What the exercise asks: Transcribe the listing in full, excluding any pictures.

Dataset extract:

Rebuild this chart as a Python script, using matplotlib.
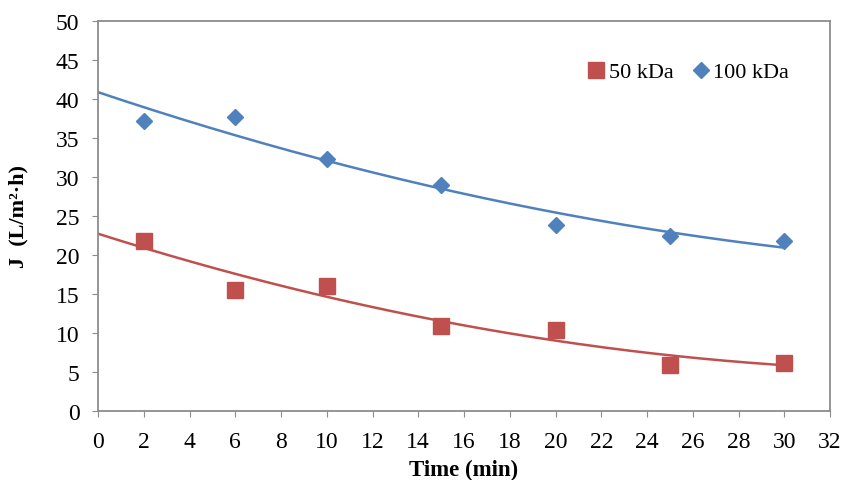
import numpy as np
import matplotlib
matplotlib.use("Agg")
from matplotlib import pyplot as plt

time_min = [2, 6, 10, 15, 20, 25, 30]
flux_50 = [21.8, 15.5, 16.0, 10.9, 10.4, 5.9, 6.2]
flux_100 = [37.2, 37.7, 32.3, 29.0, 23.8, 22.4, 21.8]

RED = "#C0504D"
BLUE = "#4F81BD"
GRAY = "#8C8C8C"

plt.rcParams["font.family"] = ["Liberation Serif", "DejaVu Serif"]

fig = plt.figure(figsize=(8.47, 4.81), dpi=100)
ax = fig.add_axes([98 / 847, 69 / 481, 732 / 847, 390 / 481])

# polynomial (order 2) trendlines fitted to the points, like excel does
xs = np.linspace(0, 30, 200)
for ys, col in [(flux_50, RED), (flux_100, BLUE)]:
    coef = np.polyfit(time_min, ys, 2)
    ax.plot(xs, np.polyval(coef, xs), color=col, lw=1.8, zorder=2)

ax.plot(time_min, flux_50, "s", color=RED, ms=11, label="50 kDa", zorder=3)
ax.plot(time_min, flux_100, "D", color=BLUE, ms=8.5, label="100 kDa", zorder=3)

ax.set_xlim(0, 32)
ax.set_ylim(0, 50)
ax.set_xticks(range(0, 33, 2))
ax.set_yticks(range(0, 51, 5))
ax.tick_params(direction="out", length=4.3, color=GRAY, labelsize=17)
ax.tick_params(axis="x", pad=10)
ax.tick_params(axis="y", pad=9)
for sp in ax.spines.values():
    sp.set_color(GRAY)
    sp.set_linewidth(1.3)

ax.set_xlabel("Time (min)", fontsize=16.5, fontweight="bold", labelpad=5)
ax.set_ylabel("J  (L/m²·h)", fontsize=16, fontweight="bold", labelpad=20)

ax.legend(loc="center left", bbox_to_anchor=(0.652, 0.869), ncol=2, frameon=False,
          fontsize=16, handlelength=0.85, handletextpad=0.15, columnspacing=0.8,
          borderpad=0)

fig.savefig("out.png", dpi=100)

Exercise response:
Rebuild this chart as a Python script, using matplotlib.
import numpy as np
import matplotlib
matplotlib.use("Agg")
from matplotlib import pyplot as plt

time_min = [2, 6, 10, 15, 20, 25, 30]
flux_50 = [21.8, 15.5, 16.0, 10.9, 10.4, 5.9, 6.2]
flux_100 = [37.2, 37.7, 32.3, 29.0, 23.8, 22.4, 21.8]

RED = "#C0504D"
BLUE = "#4F81BD"
GRAY = "#8C8C8C"

plt.rcParams["font.family"] = ["Liberation Serif", "DejaVu Serif"]

fig = plt.figure(figsize=(8.47, 4.81), dpi=100)
ax = fig.add_axes([98 / 847, 69 / 481, 732 / 847, 390 / 481])

# polynomial (order 2) trendlines fitted to the points, like excel does
xs = np.linspace(0, 30, 200)
for ys, col in [(flux_50, RED), (flux_100, BLUE)]:
    coef = np.polyfit(time_min, ys, 2)
    ax.plot(xs, np.polyval(coef, xs), color=col, lw=1.8, zorder=2)

ax.plot(time_min, flux_50, "s", color=RED, ms=11, label="50 kDa", zorder=3)
ax.plot(time_min, flux_100, "D", color=BLUE, ms=8.5, label="100 kDa", zorder=3)

ax.set_xlim(0, 32)
ax.set_ylim(0, 50)
ax.set_xticks(range(0, 33, 2))
ax.set_yticks(range(0, 51, 5))
ax.tick_params(direction="out", length=4.3, color=GRAY, labelsize=17)
ax.tick_params(axis="x", pad=10)
ax.tick_params(axis="y", pad=9)
for sp in ax.spines.values():
    sp.set_color(GRAY)
    sp.set_linewidth(1.3)

ax.set_xlabel("Time (min)", fontsize=16.5, fontweight="bold", labelpad=5)
ax.set_ylabel("J  (L/m²·h)", fontsize=16, fontweight="bold", labelpad=20)

ax.legend(loc="center left", bbox_to_anchor=(0.652, 0.869), ncol=2, frameon=False,
          fontsize=16, handlelength=0.85, handletextpad=0.15, columnspacing=0.8,
          borderpad=0)

fig.savefig("out.png", dpi=100)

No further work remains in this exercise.